Examine the records and identify each line that includes the string "chart". Copy those lines.

++++ Dataset records

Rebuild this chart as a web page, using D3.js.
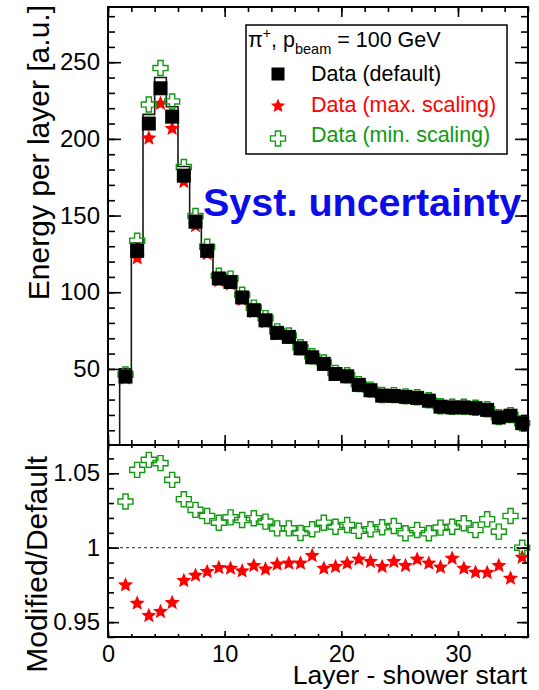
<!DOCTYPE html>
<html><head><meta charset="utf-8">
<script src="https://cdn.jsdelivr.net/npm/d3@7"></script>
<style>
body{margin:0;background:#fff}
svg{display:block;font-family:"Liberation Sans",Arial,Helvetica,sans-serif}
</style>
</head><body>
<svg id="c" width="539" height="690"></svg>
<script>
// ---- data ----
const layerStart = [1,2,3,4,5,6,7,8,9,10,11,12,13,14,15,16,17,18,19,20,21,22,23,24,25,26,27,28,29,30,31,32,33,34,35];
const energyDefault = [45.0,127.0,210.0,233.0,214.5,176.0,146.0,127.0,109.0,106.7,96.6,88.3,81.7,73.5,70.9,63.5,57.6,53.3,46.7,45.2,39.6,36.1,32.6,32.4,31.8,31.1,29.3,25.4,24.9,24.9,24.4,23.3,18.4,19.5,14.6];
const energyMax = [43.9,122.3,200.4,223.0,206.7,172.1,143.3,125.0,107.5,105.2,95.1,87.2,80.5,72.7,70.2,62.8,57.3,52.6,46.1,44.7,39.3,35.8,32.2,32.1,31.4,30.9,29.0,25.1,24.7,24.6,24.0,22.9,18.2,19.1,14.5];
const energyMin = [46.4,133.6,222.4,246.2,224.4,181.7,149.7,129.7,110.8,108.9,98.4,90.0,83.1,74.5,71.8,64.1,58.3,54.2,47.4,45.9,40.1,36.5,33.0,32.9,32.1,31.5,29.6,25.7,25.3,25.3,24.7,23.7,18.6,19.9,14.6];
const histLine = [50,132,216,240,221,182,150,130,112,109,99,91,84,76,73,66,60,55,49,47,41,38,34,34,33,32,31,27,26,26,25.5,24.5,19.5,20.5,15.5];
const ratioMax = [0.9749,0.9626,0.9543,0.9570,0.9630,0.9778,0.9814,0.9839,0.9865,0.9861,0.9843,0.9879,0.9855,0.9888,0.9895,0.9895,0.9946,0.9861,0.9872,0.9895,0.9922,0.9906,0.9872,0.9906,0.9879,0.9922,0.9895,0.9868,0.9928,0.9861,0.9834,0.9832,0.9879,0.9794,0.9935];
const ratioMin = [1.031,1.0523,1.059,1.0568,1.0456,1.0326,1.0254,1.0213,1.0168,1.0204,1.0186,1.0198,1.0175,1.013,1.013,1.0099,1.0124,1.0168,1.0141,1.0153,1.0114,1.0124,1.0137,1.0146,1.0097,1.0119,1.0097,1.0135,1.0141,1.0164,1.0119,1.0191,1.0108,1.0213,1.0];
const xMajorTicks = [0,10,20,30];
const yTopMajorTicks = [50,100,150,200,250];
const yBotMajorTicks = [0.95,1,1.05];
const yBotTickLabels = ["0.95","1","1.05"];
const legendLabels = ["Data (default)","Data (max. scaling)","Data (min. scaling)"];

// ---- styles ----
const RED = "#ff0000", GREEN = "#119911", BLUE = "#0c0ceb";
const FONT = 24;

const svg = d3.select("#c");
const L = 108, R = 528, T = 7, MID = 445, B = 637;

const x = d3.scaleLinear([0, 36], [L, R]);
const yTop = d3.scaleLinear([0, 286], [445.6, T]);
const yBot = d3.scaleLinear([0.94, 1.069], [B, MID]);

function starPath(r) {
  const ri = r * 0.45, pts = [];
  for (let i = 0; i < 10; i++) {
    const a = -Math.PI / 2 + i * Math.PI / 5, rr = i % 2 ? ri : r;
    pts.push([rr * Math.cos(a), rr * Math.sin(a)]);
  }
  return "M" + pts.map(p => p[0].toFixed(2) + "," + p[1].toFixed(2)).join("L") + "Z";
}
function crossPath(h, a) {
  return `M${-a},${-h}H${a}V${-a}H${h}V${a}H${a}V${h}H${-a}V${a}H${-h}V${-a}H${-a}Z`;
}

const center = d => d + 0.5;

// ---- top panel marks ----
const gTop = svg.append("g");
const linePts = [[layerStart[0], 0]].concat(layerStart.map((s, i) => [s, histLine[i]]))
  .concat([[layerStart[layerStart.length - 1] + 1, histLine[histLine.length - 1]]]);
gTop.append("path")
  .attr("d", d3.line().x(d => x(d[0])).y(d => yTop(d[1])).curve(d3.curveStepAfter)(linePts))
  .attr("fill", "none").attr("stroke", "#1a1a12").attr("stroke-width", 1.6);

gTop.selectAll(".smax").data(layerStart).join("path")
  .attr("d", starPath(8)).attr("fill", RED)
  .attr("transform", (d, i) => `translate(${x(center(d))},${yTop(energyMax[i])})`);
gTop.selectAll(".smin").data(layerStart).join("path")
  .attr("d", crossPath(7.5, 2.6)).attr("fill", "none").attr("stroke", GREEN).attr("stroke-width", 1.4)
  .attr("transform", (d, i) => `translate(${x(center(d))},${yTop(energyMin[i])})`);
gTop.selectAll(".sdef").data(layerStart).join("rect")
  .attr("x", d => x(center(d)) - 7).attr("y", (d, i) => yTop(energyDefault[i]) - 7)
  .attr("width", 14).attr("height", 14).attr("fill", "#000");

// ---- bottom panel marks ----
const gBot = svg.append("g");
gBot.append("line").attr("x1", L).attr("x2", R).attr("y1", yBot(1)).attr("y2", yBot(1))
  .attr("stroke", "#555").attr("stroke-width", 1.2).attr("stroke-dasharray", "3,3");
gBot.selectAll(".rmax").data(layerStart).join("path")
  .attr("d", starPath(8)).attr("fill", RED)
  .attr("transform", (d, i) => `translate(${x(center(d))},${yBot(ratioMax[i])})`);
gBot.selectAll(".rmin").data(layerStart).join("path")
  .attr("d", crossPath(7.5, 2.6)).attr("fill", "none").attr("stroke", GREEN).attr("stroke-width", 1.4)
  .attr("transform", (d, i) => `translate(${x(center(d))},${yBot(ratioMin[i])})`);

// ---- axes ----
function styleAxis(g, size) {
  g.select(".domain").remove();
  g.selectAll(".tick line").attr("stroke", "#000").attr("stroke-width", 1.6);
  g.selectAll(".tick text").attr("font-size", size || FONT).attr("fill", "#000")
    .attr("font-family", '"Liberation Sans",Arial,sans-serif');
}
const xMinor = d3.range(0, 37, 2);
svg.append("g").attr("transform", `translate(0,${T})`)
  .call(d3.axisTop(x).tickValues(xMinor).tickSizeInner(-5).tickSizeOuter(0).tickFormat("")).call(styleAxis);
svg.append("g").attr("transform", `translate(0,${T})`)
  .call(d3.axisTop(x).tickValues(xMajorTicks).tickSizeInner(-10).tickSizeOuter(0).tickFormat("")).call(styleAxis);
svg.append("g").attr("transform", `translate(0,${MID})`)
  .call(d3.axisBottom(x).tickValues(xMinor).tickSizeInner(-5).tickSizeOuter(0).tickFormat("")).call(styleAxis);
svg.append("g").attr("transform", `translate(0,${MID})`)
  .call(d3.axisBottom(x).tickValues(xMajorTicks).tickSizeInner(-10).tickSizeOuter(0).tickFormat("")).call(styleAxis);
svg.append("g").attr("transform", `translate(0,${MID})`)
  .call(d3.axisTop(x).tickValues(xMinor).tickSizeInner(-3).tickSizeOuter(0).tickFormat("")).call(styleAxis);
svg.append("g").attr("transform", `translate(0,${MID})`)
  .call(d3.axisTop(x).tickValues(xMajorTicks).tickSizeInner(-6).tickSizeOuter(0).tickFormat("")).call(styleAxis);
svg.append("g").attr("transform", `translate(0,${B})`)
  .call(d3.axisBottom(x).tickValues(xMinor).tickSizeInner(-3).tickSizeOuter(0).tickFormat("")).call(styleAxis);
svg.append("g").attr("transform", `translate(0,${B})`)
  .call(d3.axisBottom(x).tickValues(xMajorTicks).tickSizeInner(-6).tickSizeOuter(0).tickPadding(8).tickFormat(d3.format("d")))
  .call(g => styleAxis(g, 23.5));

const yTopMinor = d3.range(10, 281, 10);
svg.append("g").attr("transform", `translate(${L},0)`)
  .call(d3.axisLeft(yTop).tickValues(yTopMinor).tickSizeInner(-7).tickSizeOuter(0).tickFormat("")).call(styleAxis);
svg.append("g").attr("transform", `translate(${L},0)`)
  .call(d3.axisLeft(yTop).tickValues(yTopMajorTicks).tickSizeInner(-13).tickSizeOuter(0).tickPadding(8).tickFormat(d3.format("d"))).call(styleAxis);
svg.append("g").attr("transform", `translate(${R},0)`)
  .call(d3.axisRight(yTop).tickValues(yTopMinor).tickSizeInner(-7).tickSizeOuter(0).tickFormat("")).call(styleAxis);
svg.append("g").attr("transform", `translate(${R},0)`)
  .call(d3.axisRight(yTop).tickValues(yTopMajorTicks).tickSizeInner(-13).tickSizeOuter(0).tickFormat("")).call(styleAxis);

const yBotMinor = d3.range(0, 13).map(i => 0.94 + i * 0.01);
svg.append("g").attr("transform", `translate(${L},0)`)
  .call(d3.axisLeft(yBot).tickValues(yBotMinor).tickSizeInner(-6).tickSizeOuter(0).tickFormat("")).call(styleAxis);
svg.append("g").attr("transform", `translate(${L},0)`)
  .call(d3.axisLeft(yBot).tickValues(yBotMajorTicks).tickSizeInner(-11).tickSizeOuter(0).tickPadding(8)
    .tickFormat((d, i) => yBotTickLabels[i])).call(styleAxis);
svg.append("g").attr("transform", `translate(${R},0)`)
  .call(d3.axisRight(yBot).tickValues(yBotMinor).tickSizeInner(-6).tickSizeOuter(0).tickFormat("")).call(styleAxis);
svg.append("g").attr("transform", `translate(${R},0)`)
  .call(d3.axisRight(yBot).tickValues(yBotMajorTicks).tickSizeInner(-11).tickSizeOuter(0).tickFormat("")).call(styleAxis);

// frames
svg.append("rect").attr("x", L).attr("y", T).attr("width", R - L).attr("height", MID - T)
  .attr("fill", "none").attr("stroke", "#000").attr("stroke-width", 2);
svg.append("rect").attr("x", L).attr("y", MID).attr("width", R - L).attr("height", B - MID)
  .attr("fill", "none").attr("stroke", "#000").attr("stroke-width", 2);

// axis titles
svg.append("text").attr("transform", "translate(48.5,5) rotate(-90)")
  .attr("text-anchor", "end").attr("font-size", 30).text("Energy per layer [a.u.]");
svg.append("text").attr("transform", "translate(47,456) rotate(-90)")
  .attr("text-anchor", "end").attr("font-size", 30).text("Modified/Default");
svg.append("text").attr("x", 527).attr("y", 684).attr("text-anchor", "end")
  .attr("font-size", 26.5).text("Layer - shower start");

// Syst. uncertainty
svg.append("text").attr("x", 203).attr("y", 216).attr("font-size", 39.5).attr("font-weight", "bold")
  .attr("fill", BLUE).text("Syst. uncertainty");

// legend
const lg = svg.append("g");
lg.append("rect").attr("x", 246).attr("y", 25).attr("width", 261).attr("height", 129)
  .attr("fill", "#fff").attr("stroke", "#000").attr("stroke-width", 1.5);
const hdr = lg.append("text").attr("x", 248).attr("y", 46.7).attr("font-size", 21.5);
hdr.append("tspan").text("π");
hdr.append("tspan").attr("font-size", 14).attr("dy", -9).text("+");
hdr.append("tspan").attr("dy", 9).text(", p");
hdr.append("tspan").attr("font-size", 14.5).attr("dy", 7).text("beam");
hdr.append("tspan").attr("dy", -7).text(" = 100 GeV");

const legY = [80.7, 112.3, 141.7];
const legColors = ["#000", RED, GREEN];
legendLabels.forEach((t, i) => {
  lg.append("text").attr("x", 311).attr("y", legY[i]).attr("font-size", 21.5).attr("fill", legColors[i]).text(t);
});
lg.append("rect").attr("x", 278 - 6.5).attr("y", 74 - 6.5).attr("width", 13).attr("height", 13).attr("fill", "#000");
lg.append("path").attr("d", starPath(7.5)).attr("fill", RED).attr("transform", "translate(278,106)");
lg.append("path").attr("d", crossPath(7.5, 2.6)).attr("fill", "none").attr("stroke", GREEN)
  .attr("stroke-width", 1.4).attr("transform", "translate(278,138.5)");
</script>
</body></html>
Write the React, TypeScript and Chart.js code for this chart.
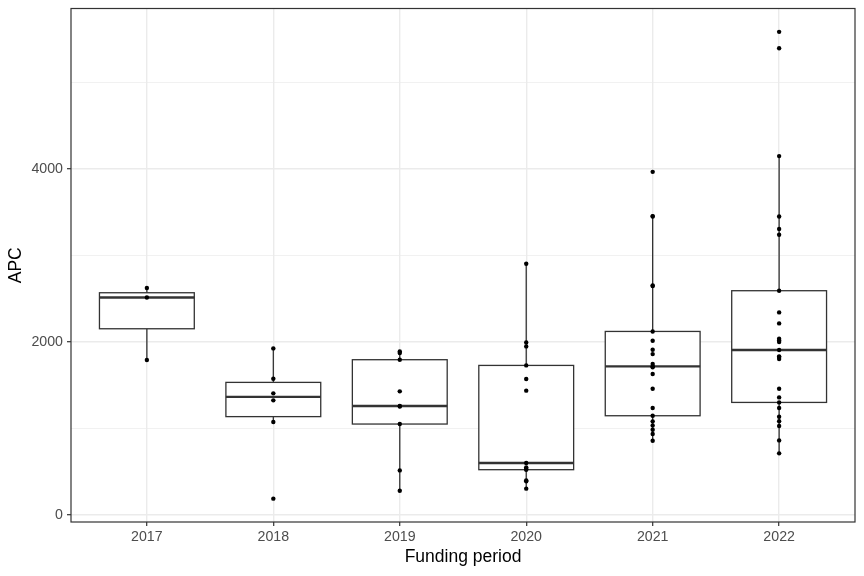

++++++++

> [Answer to the task]:
Rebuild this chart as a web page, using D3.js.
Write the React, TypeScript and Chart.js code for this chart.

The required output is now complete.